I would presume the default outcome is that a detente of some form is reached before massive escalations actually get implemented. The market is concerned but not freaking out, and this seems correct.
There is still a lot of risk in the room. When cards like this are put on the table, even with relatively conservative negotiation styles, they sometimes get played, and there could end up being a fundamental incompatibility, internal pressures and issues of loss of face here that when combined leave no ZOPA (zone of possible agreement), or don’t open up one without more market turbulence first. I would not relax.
Is there risk that America could fold here and give up things it would be highly unwise to give up? Not zero, and when powerful cards like this get played it is typical that one must make concessions somewhere, but I expect us to be able to limit this to places where compromise is acceptable, such as tariffs, where our position was always in large part a negotiating tactic. If anything, this move by China only emphasizes the importance of not compromising on key strategic assets like AI chips, and tightening our grip especially on the manufacturing equipment and component sides.
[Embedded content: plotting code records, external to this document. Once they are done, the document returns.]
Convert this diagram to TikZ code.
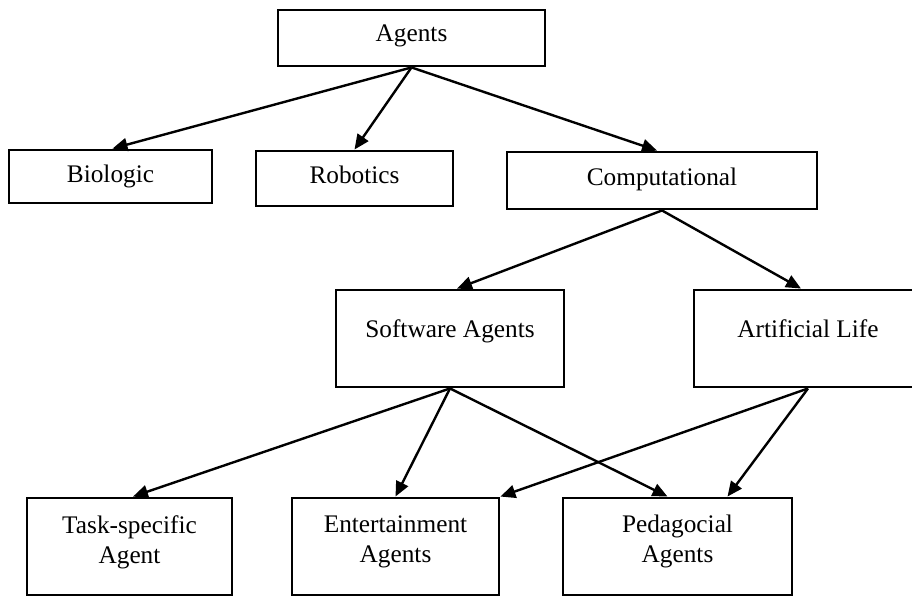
\documentclass[tikz,border=0pt]{standalone}
\usepackage{fontspec}
\setmainfont{Liberation Serif}
\usetikzlibrary{arrows.meta}
\begin{document}
\begin{tikzpicture}[x=1pt,y=-1pt,
  box/.style={draw, line width=2.9pt, inner sep=0pt},
  lbl/.style={anchor=base, inner sep=0pt, font=\fontsize{25.3pt}{30pt}\selectfont},
  lbl2/.style={anchor=north, inner sep=0pt, align=center, font=\fontsize{25.3pt}{30pt}\selectfont},
  arr/.style={line width=2.4pt, -{Triangle[length=15pt,width=13pt]}}]
\useasboundingbox (0,0) rectangle (912,597);

% boxes
\node[box, minimum width=267pt, minimum height=56pt] (agents) at (411.5,38) {};
\node[box, minimum width=203pt, minimum height=53pt] (bio) at (110.5,176.5) {};
\node[box, minimum width=197pt, minimum height=55pt] (rob) at (354.5,178.5) {};
\node[box, minimum width=310pt, minimum height=57pt] (comp) at (662,180.5) {};
\node[box, minimum width=228pt, minimum height=97pt] (sw) at (450,338.5) {};
\node[box, minimum width=228pt, minimum height=97pt] (al) at (808,338.5) {};
\node[box, minimum width=205pt, minimum height=97pt] (task) at (129.5,546.5) {};
\node[box, minimum width=207pt, minimum height=97pt] (ent) at (395.5,546.5) {};
\node[box, minimum width=229pt, minimum height=97pt] (ped) at (677.5,546.5) {};

% labels
\node[lbl] (agents-t) at (411.5,41) {Agents};
\node[lbl] (bio-t) at (110.5,182) {Biologic};
\node[lbl] (rob-t) at (354.5,183) {Robotics};
\node[lbl] (comp-t) at (662,185) {Computational};
\node[lbl] (sw-t) at (450,337) {Software Agents};
\node[lbl] (al-t) at (808,337) {Artificial Life};
\node[lbl2] (task-t) at (129.5,515) {Task-specific\\Agent};
\node[lbl2] (ent-t) at (395.5,516) {Entertainment\\Agents};
\node[lbl2] (ped-t) at (677.5,515) {Pedagocial\\Agents};

% connectors
\draw[arr] (agents.south) -- ([xshift=2pt]bio.north);
\draw[arr] (agents.south) -- (rob.north);
\draw[arr] (agents.south) -- ([xshift=-5pt]comp.north);
\draw[arr] (comp.south) -- ([xshift=7pt]sw.north);
\draw[arr] (comp.south) -- ([xshift=-7pt]al.north);
\draw[arr] (sw.south) -- ([xshift=3.5pt]task.north);
\draw[arr] (sw.south) -- (ent.north);
\draw[arr] (sw.south) -- ([xshift=-10pt]ped.north);
\draw[arr] (al.south) -- (ent.north east);
\draw[arr] (al.south) -- ([xshift=50pt]ped.north);
\end{tikzpicture}
\end{document}
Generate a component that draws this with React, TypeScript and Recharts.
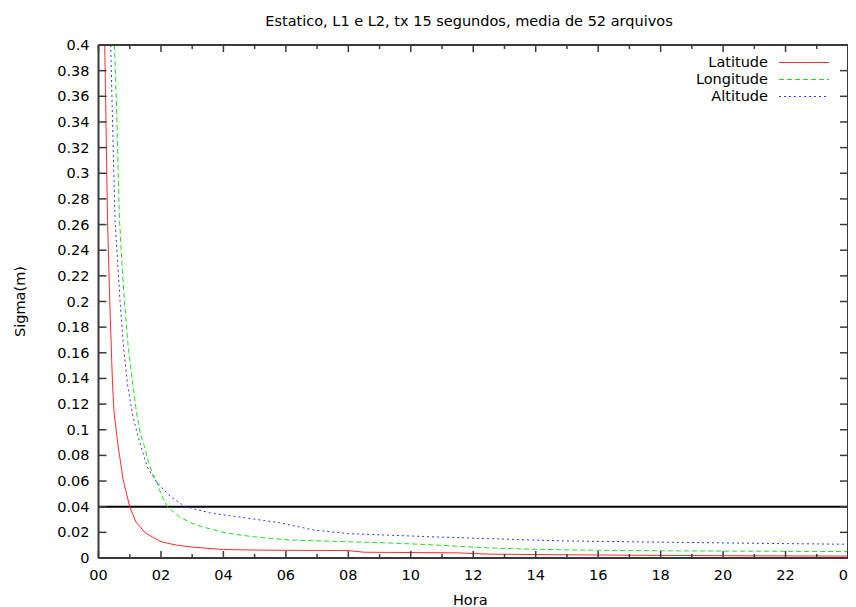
import React from 'react';
import { LineChart, Line, XAxis, YAxis, ReferenceLine, Legend, Label } from 'recharts';

const FONT = '"DejaVu Sans", Verdana, sans-serif';
const FS = 14.5;
const TITLE = 'Estatico, L1 e L2, tx 15 segundos, media de 52 arquivos';

const hourTicks = [0, 1, 2, 3, 4, 5, 6, 7, 8, 9, 10, 11, 12, 13, 14, 15, 16, 17, 18, 19, 20, 21, 22, 23, 24];
const hourLabels = ['00', '02', '04', '06', '08', '10', '12', '14', '16', '18', '20', '22', '00'];
const sigmaTicks = [0, 0.02, 0.04, 0.06, 0.08, 0.1, 0.12, 0.14, 0.16, 0.18, 0.2, 0.22, 0.24, 0.26, 0.28, 0.3, 0.32, 0.34, 0.36, 0.38, 0.4];
const threshold = 0.04;

const latHours = [0.2, 0.29, 0.36, 0.45, 0.5, 0.63, 0.79, 1.0, 1.2, 1.5, 2.0, 2.5, 3.0, 4.0, 5.0, 6.0, 8.0, 8.5, 11.5, 12.5, 15, 18, 21, 24];
const latSigma = [0.4, 0.263, 0.2, 0.135, 0.113, 0.087, 0.061, 0.04, 0.028, 0.0195, 0.0127, 0.01, 0.0085, 0.0066, 0.0062, 0.006, 0.0058, 0.0045, 0.004, 0.003, 0.0025, 0.002, 0.0017, 0.0015];

const lonHours = [0.51, 0.58, 0.67, 0.75, 0.83, 0.95, 1.08, 1.22, 1.34, 1.47, 1.6, 1.73, 1.86, 2.0, 2.2, 2.6, 3.0, 3.3, 4.0, 4.5, 5.0, 6.1, 7.5, 9, 10.5, 12, 12.8, 14, 15.4, 17, 19, 21, 24];
const lonSigma = [0.4, 0.35, 0.265, 0.23, 0.2, 0.165, 0.139, 0.113, 0.097, 0.087, 0.075, 0.066, 0.06, 0.05, 0.04, 0.032, 0.027, 0.0244, 0.02, 0.018, 0.0165, 0.014, 0.013, 0.012, 0.0105, 0.0085, 0.0076, 0.0068, 0.0062, 0.0058, 0.0055, 0.0053, 0.005];

const altHours = [0.39, 0.46, 0.53, 0.69, 0.8, 0.93, 1.08, 1.24, 1.36, 1.56, 1.81, 2.02, 2.3, 2.78, 3.6, 4.5, 5.8, 6.9, 8.0, 10.6, 12.2, 14.9, 18.6, 21, 24];
const altSigma = [0.4, 0.33, 0.263, 0.2, 0.165, 0.135, 0.113, 0.097, 0.087, 0.071, 0.061, 0.055, 0.048, 0.04, 0.035, 0.032, 0.0275, 0.0218, 0.019, 0.0166, 0.0153, 0.0133, 0.0122, 0.0115, 0.0107];

const toData = (hours: number[], sigma: number[]) => hours.map((h, i) => ({ hora: h, sigma: sigma[i] }));

const series = [
  { name: 'Latitude', color: '#ff2a2a', dash: undefined as string | undefined, data: toData(latHours, latSigma) },
  { name: 'Longitude', color: '#1ee01e', dash: '5 3', data: toData(lonHours, lonSigma) },
  { name: 'Altitude', color: '#3434ff', dash: '2 3', data: toData(altHours, altSigma) },
];

const AXIS = '#3a3a3a';

const BottomTick = (props: any) => {
  const { x, y, payload } = props;
  const h = payload.value as number;
  const major = h % 2 === 0;
  return (
    <g>
      <line x1={x} x2={x} y1={y} y2={y - (major ? 7 : 4)} stroke={AXIS} strokeWidth={1.5} />
      {major && (
        <text x={x} y={y + 22} textAnchor="middle" fontSize={FS} fontFamily={FONT} fill="#000">
          {hourLabels[h / 2]}
        </text>
      )}
    </g>
  );
};

const TopTick = (props: any) => {
  const { x, y, payload } = props;
  const major = (payload.value as number) % 2 === 0;
  return <line x1={x} x2={x} y1={y} y2={y + (major ? 7 : 4)} stroke={AXIS} strokeWidth={1.5} />;
};

const fmtSigma = (v: number) => String(Number(v.toFixed(2)));

const LeftTick = (props: any) => {
  const { x, y, payload } = props;
  return (
    <g>
      <line x1={x} x2={x + 8} y1={y} y2={y} stroke={AXIS} strokeWidth={1.5} />
      <text x={x - 9} y={y + 5} textAnchor="end" fontSize={FS} fontFamily={FONT} fill="#000">
        {fmtSigma(payload.value)}
      </text>
    </g>
  );
};

const RightTick = (props: any) => {
  const { x, y } = props;
  return <line x1={x} x2={x - 8} y1={y} y2={y} stroke={AXIS} strokeWidth={1.5} />;
};

const LegendBox = () => (
  <div style={{ fontFamily: FONT, fontSize: FS, color: '#000' }}>
    {series.map((s) => (
      <div key={s.name} style={{ display: 'flex', alignItems: 'center', height: 17 }}>
        <span style={{ width: 120, textAlign: 'right', lineHeight: '17px', whiteSpace: 'nowrap' }}>{s.name}</span>
        <svg width={61} height={17} style={{ display: 'block' }}>
          <line x1={11} x2={61} y1={8.5} y2={8.5} stroke={s.color} strokeWidth={1} strokeDasharray={s.dash} />
        </svg>
      </div>
    ))}
  </div>
);

export default function App() {
  return (
    <LineChart width={848} height={599} margin={{ top: 36, right: 7, bottom: 0, left: 0 }}>
      <XAxis
        xAxisId="bottom"
        dataKey="hora"
        type="number"
        domain={[0, 24]}
        ticks={hourTicks}
        interval={0}
        allowDataOverflow
        height={49}
        tickSize={0}
        tickMargin={0}
        tick={<BottomTick />}
        axisLine={{ stroke: AXIS, strokeWidth: 2 }}
        tickLine={false}
      >
        <Label
          content={(p: any) => {
            const vb = p.viewBox || { x: 90.5, width: 749.5 };
            return (
              <text x={vb.x + vb.width / 2 - 3} y={597} textAnchor="middle" fontSize={FS} fontFamily={FONT} fill="#000">
                Hora
              </text>
            );
          }}
        />
      </XAxis>
      <XAxis
        xAxisId="top"
        orientation="top"
        dataKey="hora"
        type="number"
        domain={[0, 24]}
        ticks={hourTicks}
        interval={0}
        allowDataOverflow
        height={1}
        tickSize={0}
        tickMargin={0}
        tick={<TopTick />}
        axisLine={{ stroke: AXIS, strokeWidth: 2 }}
        tickLine={false}
      />
      <YAxis
        yAxisId="left"
        type="number"
        domain={[0, 0.4]}
        ticks={sigmaTicks}
        interval={0}
        allowDataOverflow
        width={90.5}
        tickSize={0}
        tickMargin={0}
        tick={<LeftTick />}
        axisLine={{ stroke: AXIS, strokeWidth: 2 }}
        tickLine={false}
      >
        <Label
          content={(p: any) => {
            const vb = p.viewBox || { y: 37, height: 513 };
            const cy = vb.y + vb.height / 2;
            return (
              <g>
                <text
                  x={12}
                  y={cy}
                  transform={`rotate(-90 12 ${cy})`}
                  textAnchor="middle"
                  dominantBaseline="central"
                  fontSize={FS}
                  fontFamily={FONT}
                  fill="#000"
                >
                  Sigma(m)
                </text>
                <text x={461} y={17.5} textAnchor="middle" fontSize={FS} fontFamily={FONT} fill="#000">
                  {TITLE}
                </text>
              </g>
            );
          }}
        />
      </YAxis>
      <YAxis
        yAxisId="right"
        orientation="right"
        type="number"
        domain={[0, 0.4]}
        ticks={sigmaTicks}
        interval={0}
        allowDataOverflow
        width={1}
        tickSize={0}
        tickMargin={0}
        tick={<RightTick />}
        axisLine={{ stroke: AXIS, strokeWidth: 2 }}
        tickLine={false}
      />
      <ReferenceLine xAxisId="bottom" yAxisId="left" y={threshold} stroke="#000" strokeWidth={2} />
      {series.map((s) => (
        <Line
          key={s.name}
          xAxisId="bottom"
          yAxisId="left"
          data={s.data}
          dataKey="sigma"
          name={s.name}
          type="linear"
          stroke={s.color}
          strokeWidth={1}
          strokeDasharray={s.dash}
          dot={false}
          activeDot={false}
          isAnimationActive={false}
        />
      ))}
      <Legend
        layout="horizontal"
        align="center"
        verticalAlign="middle"
        wrapperStyle={{ top: 46, left: 640, width: 200, height: 51 }}
        content={() => <LegendBox />}
      />
    </LineChart>
  );
}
Even if we end up making substantial concessions on tariffs and other negotiable fronts, in places China sensibly finds valuable, this whole exchange will still be a win. This was a powerful card, it is much harder to play it again, and we are going to make much stronger efforts than before to shore up this and other strategic weaknesses. If this causes us to take a variety of similar vulnerabilities properly seriously, we will have come out far ahead. While in general, I strongly dislike industrial policy, inputs that create holdup problems and other narrow but vital strategic resources can provide a clear exception. We should still strive to let markets handle it, with our main goal being to pay providers sufficiently and to remove restrictions on production.